** Start of DATA BLOCK **

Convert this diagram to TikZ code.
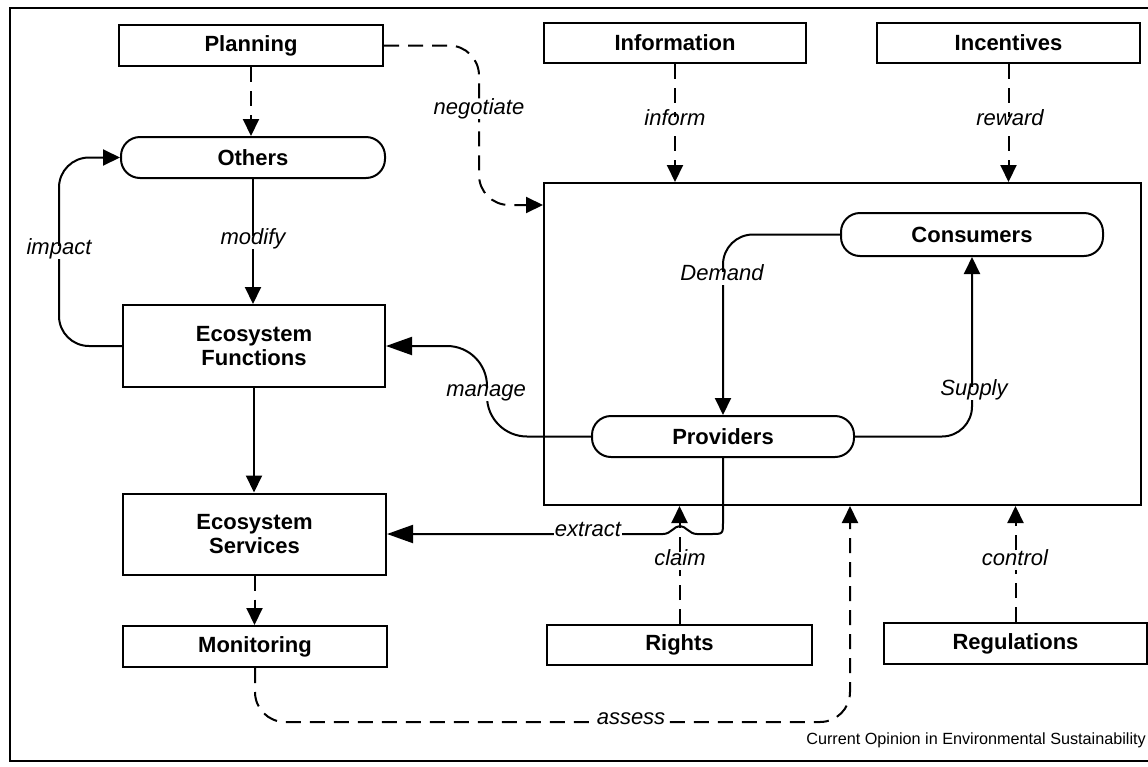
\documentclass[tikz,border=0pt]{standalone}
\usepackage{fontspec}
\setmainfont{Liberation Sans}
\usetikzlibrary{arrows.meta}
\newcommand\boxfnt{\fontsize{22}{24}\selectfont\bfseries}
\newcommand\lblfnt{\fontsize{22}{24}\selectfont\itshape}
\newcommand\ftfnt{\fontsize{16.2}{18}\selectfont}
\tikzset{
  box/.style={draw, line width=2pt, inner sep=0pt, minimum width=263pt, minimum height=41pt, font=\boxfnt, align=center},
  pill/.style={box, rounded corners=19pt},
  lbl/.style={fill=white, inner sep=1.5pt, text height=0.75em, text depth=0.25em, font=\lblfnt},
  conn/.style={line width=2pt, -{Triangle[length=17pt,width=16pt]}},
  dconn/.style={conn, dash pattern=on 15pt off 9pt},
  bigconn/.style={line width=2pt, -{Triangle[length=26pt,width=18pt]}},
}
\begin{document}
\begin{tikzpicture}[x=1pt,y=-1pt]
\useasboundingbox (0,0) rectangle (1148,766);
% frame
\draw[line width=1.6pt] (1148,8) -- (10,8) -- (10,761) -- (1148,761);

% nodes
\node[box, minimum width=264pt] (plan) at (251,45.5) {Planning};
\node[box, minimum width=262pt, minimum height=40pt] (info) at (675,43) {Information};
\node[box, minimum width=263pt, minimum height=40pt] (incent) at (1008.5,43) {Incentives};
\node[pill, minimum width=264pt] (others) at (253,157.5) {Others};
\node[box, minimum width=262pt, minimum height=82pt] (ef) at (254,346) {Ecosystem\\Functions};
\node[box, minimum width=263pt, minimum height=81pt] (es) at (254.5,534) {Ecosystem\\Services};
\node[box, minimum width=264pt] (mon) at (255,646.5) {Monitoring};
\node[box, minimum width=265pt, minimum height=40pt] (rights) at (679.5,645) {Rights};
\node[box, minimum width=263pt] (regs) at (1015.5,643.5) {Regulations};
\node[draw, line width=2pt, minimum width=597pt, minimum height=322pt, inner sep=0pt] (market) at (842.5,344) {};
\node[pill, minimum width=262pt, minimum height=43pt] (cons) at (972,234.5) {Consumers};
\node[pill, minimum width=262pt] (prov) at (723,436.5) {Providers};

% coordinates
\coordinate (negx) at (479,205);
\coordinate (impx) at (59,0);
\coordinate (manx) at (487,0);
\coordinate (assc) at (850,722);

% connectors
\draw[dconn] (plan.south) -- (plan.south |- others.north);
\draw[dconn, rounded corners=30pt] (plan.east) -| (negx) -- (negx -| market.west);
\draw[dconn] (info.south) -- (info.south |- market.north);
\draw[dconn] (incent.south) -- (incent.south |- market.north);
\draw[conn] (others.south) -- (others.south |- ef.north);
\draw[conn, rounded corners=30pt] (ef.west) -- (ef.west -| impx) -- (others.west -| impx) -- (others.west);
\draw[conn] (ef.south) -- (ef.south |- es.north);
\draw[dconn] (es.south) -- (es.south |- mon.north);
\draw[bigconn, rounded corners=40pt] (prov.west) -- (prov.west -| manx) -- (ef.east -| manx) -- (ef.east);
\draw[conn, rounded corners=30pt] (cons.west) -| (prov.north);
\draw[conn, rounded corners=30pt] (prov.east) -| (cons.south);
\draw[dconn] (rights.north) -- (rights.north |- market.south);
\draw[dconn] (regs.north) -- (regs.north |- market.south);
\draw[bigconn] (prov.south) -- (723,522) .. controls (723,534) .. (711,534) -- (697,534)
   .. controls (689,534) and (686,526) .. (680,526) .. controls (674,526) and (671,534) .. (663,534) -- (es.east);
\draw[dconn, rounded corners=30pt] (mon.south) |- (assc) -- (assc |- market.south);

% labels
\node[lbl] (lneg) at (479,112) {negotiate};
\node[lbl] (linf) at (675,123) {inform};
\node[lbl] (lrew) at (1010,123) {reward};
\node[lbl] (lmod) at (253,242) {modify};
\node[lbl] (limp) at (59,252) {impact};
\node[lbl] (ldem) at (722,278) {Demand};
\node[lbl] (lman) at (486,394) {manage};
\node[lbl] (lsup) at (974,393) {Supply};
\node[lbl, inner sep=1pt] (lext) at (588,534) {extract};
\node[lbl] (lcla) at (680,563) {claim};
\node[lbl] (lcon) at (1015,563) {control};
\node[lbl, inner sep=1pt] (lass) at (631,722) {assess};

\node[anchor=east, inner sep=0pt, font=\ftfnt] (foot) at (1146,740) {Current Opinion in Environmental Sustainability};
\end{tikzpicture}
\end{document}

** End of DATA BLOCK **

Starting at the top of the listing above, reproduce each line up to and including the one with "(10,761) -- (1148,761);"; omit the pictures.

* [WRITTEN RESPONSE]
Convert this diagram to TikZ code.
\documentclass[tikz,border=0pt]{standalone}
\usepackage{fontspec}
\setmainfont{Liberation Sans}
\usetikzlibrary{arrows.meta}
\newcommand\boxfnt{\fontsize{22}{24}\selectfont\bfseries}
\newcommand\lblfnt{\fontsize{22}{24}\selectfont\itshape}
\newcommand\ftfnt{\fontsize{16.2}{18}\selectfont}
\tikzset{
  box/.style={draw, line width=2pt, inner sep=0pt, minimum width=263pt, minimum height=41pt, font=\boxfnt, align=center},
  pill/.style={box, rounded corners=19pt},
  lbl/.style={fill=white, inner sep=1.5pt, text height=0.75em, text depth=0.25em, font=\lblfnt},
  conn/.style={line width=2pt, -{Triangle[length=17pt,width=16pt]}},
  dconn/.style={conn, dash pattern=on 15pt off 9pt},
  bigconn/.style={line width=2pt, -{Triangle[length=26pt,width=18pt]}},
}
\begin{document}
\begin{tikzpicture}[x=1pt,y=-1pt]
\useasboundingbox (0,0) rectangle (1148,766);
% frame
\draw[line width=1.6pt] (1148,8) -- (10,8) -- (10,761) -- (1148,761);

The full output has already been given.